There’s definitely reasonable debate on whether or not he should run. I would agree with Ross Douhat (New York Times) that, if he does, he should run on his record rather than against it. Any sharp left-wing moves will be preyed upon by the media, his fellow candidates, and online trolls and then mocked by Trump. There is a section of Trump’s base to be swayed too who actually do care about labor unions, health care, and other important issues, which Biden can speak to with precision as others might vaguely address. Plus, if nothing else, it’ll at least give Democratic voters some alternative to the growing liberalism represented by candidates like Booker, Sanders, Warren, and O’Rourke. Then, they can’t whine come November 2020.

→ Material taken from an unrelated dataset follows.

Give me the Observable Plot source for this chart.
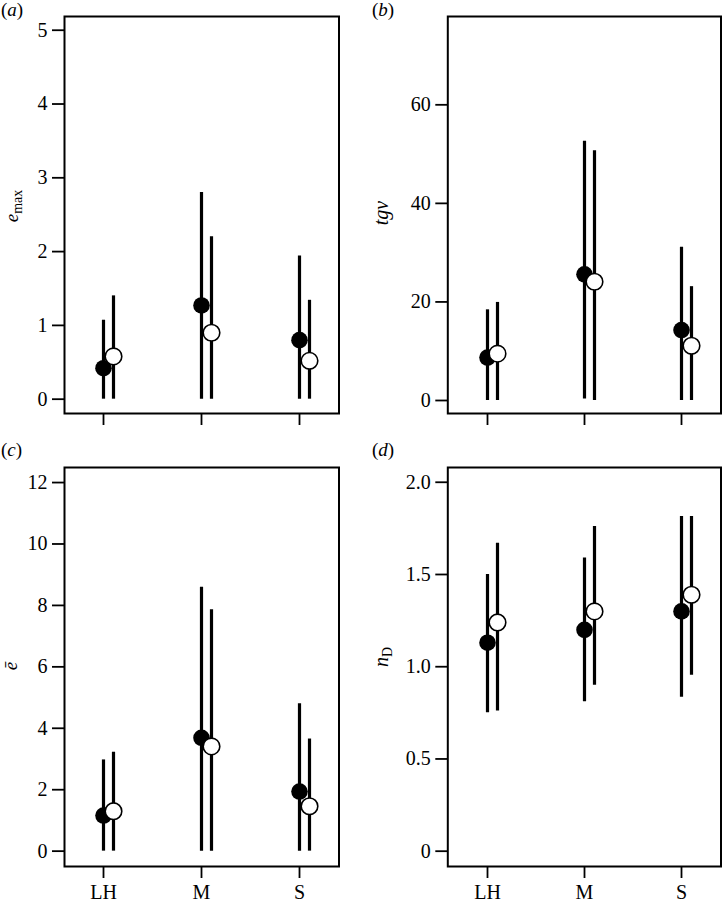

Biden has always been “awkward”, prone to gaffes, and toneless remarks (e.g. wishing he “could” have done something about the Anita Hill sexual harassment trial in the early 90s, despite then being chair of the Judiciary Committee.) His record is not squeaky clean. He’s even run twice before and failed. In the Democratic Party’s quest for greater wokeness however, it can’t be worthwhile to decry and discard every ally who’s ever done wrong. When the bar is set this high, the likelihood for success becomes increasingly narrow and the bigger picture gets lost. The Republicans understand this much, if anything. I also don’t want to see Trump re-elected because his opponents couldn’t find their Messiah.